Il est vrai que, si le monde de la loi n'est pas un, celui du contrat ne l'est pas davantage. La loi, toujours plus répandue, ne change pas seulement d'expression, jusqu'à présenter parfois tous les travers - et les limites - d'un mode d'emploi ; elle se diversifie et multiplie les genres : loi proprement dite, loi d'orientation, de programme, d'évaluation, loi fourre-tout ou loi de repentir ; mais surtout législation déléguée, par un usage abusif du procédé des ordonnances de l'article 38 de la Constitution ; ou encore codification qui, à droit constant, change cependant les choses (code de justice administrative, code de la recherche, code de commerce) ou qui, à droit non constant, n'ose pas innover (prochain code des propriétés publiques); et que dire de la norme administrative...

Quant au contrat, il se fond dans un contractualisme quasi universel dans lequel on ne retrouve pas toujours ses composantes juridiques nécessaires : conventions collectives, contrats d'entreprise, contrats de pays, contrats de plan, accords salariaux de la fonction publique, conventions médicales, pactes de bonne conduite, protocoles spécifiques, etc.; à quoi s'ajoutent des formules de « mise sous contrat » ou de « conventionnement » au titre d'autorisations unilatérales et complétant celles-ci.
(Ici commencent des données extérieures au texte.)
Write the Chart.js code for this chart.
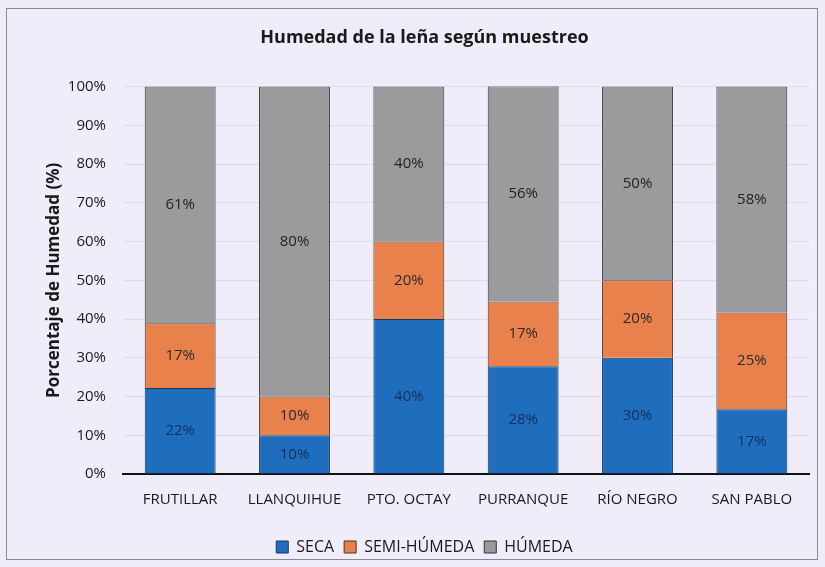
<!DOCTYPE html>
<html>
<head>
<meta charset="utf-8">
<script src="https://cdn.jsdelivr.net/npm/chart.js@4.4.1/dist/chart.umd.min.js"></script>
<style>
  html, body { margin: 0; padding: 0; background: #efedf9; }
  #wrap { position: relative; width: 825px; height: 567px; }
</style>
</head>
<body>
<div id="wrap"><canvas id="chart" width="825" height="567"></canvas></div>
<script>
const categories = ['FRUTILLAR', 'LLANQUIHUE', 'PTO. OCTAY', 'PURRANQUE', 'RÍO NEGRO', 'SAN PABLO'];
const seca = [22.2, 10, 40, 27.8, 30, 16.7];
const semiHumeda = [16.7, 10, 20, 16.7, 20, 25];
const humeda = [61.1, 80, 40, 55.6, 50, 58.3];
const yTicks = [0, 10, 20, 30, 40, 50, 60, 70, 80, 90, 100];

const FONT = "'Open Sans', 'Noto Sans', sans-serif";

// frame + background
const framePlugin = {
    id: 'frame',
    beforeDraw(c) {
        const ctx = c.ctx;
        ctx.save();
        ctx.fillStyle = '#efedf9';
        ctx.fillRect(0, 0, c.width, c.height);
        ctx.strokeStyle = '#8a8a8a';
        ctx.lineWidth = 1;
        ctx.strokeRect(6.5, 8.5, 811, 551);
        ctx.restore();
    }
};

// value labels in the middle of each segment
const labelPlugin = {
    id: 'segLabels',
    afterDatasetsDraw(c) {
        const ctx = c.ctx;
        ctx.save();
        ctx.font = `15px ${FONT}`;
        ctx.textAlign = 'center';
        ctx.textBaseline = 'middle';
        c.data.datasets.forEach((ds, i) => {
            const meta = c.getDatasetMeta(i);
            meta.data.forEach((bar, j) => {
                const v = ds.data[j];
                ctx.fillStyle = ds.labelColor;
                ctx.fillText(Math.round(v) + '%', bar.x, (bar.y + bar.base) / 2);
            });
        });
        ctx.restore();
    }
};

const ctx = document.getElementById('chart').getContext('2d');
new Chart(ctx, {
    type: 'bar',
    data: {
        labels: categories,
        datasets: [
            { label: 'SECA', data: seca, backgroundColor: '#1f6ebd', borderColor: '#1a3558', labelColor: '#12305a' },
            { label: 'SEMI-HÚMEDA', data: semiHumeda, backgroundColor: '#e8814c', borderColor: '#4a3226', labelColor: '#2a2a2a' },
            { label: 'HÚMEDA', data: humeda, backgroundColor: '#9b9b9d', borderColor: '#333333', labelColor: '#222222' }
        ].map(d => Object.assign(d, { borderWidth: 1, barPercentage: 0.62, categoryPercentage: 1 }))
    },
    options: {
        responsive: false,
        animation: false,
        layout: { padding: { top: 27, left: 40, right: 16, bottom: 2 } },
        plugins: {
            title: {
                display: true,
                text: 'Humedad de la leña según muestreo',
                font: { family: FONT, size: 18, weight: 'bold' },
                color: '#1a1a1a',
                padding: { top: 0, bottom: 38 }
            },
            legend: {
                position: 'bottom',
                labels: {
                    font: { family: FONT, size: 16 },
                    color: '#1a1a1a',
                    boxWidth: 12,
                    boxHeight: 12,
                    padding: 10
                }
            },
            tooltip: { enabled: false }
        },
        scales: {
            x: {
                stacked: true,
                grid: { display: false },
                border: { color: '#111', width: 2 },
                ticks: { font: { family: FONT, size: 15 }, color: '#1a1a1a', padding: 9 },
                afterFit: axis => { axis.height = 55; }
            },
            y: {
                stacked: true,
                min: 0,
                max: 100,
                afterBuildTicks: axis => { axis.ticks = yTicks.map(v => ({ value: v })); },
                afterFit: axis => { axis.width = 83; },
                ticks: {
                    font: { family: FONT, size: 15 },
                    color: '#1a1a1a',
                    padding: 17,
                    callback: v => v + '%'
                },
                grid: { color: '#dddbe8', drawTicks: false },
                border: { display: false },
                title: {
                    display: true,
                    text: 'Porcentaje de Humedad (%)',
                    font: { family: FONT, size: 17, weight: 'bold' },
                    color: '#1a1a1a',
                    padding: { bottom: 4 }
                }
            }
        }
    },
    plugins: [framePlugin, labelPlugin]
});
</script>
</body>
</html>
Les contentieux récents dits des « recalculés », en matière d'allocations d'emploi, ont ainsi montré quelle difficulté il pouvait y avoir à qualifier exactement, en droit, ces situations volontairement créées dans l'ambiguïté.

Les articles que les Cahiers ont souhaité accueillir et que j'ai l'honneur de présenter aideront puissamment à dépasser le vocabulaire approximatif des textes et parfois une certaine confusion des genres. Ils contribueront à dégager les voies de l'avenir, à éclairer cette discipline nécessaire des sources qu'il revient au Conseil constitutionnel de faire respecter, avec certes un regard à la fois respectueux et indulgent pour la loi, lorsqu'elle vient à son contrôle, mais aussi la conviction profonde - on veut y croire - que le droit, notre droit, notre tradition et patrimoine juridique, si injustement décrié, vaut au-delà de la loi d'un jour, que sa vocation est bien - et mieux que d'autres qu'on veut lui comparer, voire lui mesurer - la clarté, la prévisibilité, bref la sécurité juridique économe de la chicane dont on voudrait persuader qu'elle n'est elle-même qu'une maladie du droit.

Puissent les articles ici regroupés par la grâce du Conseil en convaincre. Ils ne contribuent évidemment en aucune façon à une quelconque doctrine officielle, chacun sur son thème propre ; leur liberté de ton suffira à en convaincre s'il en était besoin. Mais ils portent à l'intérieur même du Conseil une parole de doctrine ; et il faut remercier la Haute Instance d'avoir souhaité qu'il en soit ainsi.